→ **Task details**
Repeat only the lines running from the beginning of the material through the line that contains "from matplotlib.patches import".

Records from a data collection
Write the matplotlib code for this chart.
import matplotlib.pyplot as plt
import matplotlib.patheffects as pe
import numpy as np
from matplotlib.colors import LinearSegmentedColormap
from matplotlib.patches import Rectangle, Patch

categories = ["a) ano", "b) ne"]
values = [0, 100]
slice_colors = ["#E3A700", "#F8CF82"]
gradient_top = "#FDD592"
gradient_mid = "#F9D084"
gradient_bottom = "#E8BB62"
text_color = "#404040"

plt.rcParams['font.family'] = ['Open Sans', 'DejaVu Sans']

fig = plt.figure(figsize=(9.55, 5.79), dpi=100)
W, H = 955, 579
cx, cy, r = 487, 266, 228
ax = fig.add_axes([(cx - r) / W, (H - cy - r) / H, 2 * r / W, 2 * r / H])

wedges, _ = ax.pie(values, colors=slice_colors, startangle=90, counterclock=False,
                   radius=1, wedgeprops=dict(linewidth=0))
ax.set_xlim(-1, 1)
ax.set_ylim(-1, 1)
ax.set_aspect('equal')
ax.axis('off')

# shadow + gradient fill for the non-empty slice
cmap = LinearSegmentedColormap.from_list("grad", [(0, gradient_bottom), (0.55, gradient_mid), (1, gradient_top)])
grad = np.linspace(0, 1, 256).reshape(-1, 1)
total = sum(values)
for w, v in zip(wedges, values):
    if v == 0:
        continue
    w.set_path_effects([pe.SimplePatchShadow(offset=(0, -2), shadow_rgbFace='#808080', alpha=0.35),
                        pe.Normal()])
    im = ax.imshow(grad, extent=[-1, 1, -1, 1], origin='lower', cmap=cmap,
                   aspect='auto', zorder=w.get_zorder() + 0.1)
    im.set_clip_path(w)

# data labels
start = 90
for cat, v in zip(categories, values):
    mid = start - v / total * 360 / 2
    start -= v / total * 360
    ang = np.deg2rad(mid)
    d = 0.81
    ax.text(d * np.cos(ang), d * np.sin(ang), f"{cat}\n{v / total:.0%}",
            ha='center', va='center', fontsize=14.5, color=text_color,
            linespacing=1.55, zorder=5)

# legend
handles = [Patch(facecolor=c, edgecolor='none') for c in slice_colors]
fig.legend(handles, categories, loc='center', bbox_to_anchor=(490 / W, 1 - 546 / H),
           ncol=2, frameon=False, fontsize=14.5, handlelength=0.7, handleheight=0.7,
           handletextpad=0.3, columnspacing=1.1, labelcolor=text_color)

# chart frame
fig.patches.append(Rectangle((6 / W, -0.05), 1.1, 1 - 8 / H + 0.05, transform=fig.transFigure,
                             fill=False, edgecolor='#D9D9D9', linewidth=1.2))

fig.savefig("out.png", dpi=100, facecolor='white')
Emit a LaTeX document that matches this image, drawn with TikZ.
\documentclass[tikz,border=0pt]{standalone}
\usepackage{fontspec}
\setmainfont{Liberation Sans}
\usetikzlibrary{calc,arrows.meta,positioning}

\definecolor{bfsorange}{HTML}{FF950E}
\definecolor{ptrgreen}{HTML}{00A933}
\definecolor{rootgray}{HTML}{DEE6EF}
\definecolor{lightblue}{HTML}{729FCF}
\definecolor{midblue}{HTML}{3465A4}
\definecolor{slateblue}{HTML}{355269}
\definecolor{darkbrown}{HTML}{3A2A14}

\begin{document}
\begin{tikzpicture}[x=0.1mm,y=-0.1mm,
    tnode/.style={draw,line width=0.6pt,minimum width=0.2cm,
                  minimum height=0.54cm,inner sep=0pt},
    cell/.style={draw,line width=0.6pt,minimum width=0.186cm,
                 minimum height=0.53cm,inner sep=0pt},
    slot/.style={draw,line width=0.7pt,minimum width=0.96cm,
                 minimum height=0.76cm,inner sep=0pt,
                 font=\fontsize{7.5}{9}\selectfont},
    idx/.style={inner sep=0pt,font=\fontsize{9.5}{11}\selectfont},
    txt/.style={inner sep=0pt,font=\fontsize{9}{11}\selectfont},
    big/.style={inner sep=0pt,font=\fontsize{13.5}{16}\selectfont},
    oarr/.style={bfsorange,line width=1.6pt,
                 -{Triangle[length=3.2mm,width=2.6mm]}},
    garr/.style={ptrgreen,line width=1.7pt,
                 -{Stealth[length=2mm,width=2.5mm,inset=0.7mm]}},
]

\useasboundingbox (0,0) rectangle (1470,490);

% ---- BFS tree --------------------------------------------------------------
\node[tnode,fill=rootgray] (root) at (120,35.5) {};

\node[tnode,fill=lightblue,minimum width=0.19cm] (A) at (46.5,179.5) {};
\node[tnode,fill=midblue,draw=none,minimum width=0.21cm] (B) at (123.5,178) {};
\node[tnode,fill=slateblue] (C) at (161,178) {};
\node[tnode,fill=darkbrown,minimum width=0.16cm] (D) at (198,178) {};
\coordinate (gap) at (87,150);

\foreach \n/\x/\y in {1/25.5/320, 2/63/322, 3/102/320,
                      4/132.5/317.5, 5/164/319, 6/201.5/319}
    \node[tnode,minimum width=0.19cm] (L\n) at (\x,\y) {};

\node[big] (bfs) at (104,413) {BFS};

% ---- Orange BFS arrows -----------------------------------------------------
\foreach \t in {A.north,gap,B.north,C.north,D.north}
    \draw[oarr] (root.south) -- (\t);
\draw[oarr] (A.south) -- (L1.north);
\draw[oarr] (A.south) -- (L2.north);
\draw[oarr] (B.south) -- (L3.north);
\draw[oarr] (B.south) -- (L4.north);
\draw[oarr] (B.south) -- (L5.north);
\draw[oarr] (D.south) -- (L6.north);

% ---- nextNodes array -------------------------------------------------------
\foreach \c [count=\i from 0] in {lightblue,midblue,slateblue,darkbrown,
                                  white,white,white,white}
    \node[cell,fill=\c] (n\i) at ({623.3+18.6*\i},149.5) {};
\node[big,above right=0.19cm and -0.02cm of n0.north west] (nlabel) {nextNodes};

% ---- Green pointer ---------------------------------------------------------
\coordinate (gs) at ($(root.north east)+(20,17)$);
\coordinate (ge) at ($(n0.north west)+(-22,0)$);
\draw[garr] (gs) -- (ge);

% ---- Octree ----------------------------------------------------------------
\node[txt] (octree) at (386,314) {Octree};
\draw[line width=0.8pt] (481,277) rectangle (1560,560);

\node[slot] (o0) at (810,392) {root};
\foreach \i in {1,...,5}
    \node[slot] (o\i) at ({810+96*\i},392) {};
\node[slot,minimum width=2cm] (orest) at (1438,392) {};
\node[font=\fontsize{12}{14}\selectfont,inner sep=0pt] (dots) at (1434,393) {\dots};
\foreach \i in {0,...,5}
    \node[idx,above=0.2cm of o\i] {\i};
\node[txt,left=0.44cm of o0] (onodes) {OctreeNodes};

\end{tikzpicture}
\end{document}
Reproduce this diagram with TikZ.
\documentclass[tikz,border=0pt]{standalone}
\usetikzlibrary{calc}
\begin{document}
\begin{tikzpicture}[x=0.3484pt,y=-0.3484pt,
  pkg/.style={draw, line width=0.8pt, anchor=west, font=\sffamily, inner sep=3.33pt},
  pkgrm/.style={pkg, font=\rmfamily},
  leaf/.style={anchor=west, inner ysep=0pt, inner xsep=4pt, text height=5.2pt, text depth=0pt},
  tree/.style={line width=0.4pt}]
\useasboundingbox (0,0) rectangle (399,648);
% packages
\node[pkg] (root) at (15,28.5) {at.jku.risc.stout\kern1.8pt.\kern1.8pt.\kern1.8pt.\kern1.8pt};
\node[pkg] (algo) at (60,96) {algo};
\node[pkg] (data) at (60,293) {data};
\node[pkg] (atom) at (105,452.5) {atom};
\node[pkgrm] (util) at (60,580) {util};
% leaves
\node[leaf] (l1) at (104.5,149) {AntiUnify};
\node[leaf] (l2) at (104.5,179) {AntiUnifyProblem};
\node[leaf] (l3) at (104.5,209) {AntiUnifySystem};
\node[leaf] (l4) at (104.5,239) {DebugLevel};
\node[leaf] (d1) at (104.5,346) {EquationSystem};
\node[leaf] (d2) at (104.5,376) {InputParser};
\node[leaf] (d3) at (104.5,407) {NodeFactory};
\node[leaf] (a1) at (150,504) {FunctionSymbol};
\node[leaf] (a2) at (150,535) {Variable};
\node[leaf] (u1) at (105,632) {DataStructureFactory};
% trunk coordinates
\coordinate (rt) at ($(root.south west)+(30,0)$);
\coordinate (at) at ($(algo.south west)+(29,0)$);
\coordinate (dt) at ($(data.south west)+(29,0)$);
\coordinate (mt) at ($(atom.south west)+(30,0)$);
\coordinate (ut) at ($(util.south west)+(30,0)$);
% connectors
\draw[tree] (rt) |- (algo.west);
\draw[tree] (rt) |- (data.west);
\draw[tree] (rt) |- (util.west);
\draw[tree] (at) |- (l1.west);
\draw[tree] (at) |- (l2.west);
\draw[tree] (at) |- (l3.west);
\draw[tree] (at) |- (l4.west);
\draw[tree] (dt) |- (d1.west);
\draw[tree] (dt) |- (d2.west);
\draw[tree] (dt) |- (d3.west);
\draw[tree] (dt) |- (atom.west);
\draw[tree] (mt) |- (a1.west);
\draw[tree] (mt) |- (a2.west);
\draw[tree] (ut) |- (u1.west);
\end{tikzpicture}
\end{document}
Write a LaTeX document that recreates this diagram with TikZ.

→ **Written solution**
Write the matplotlib code for this chart.
import matplotlib.pyplot as plt
import matplotlib.patheffects as pe
import numpy as np
from matplotlib.colors import LinearSegmentedColormap
from matplotlib.patches import Rectangle, Patch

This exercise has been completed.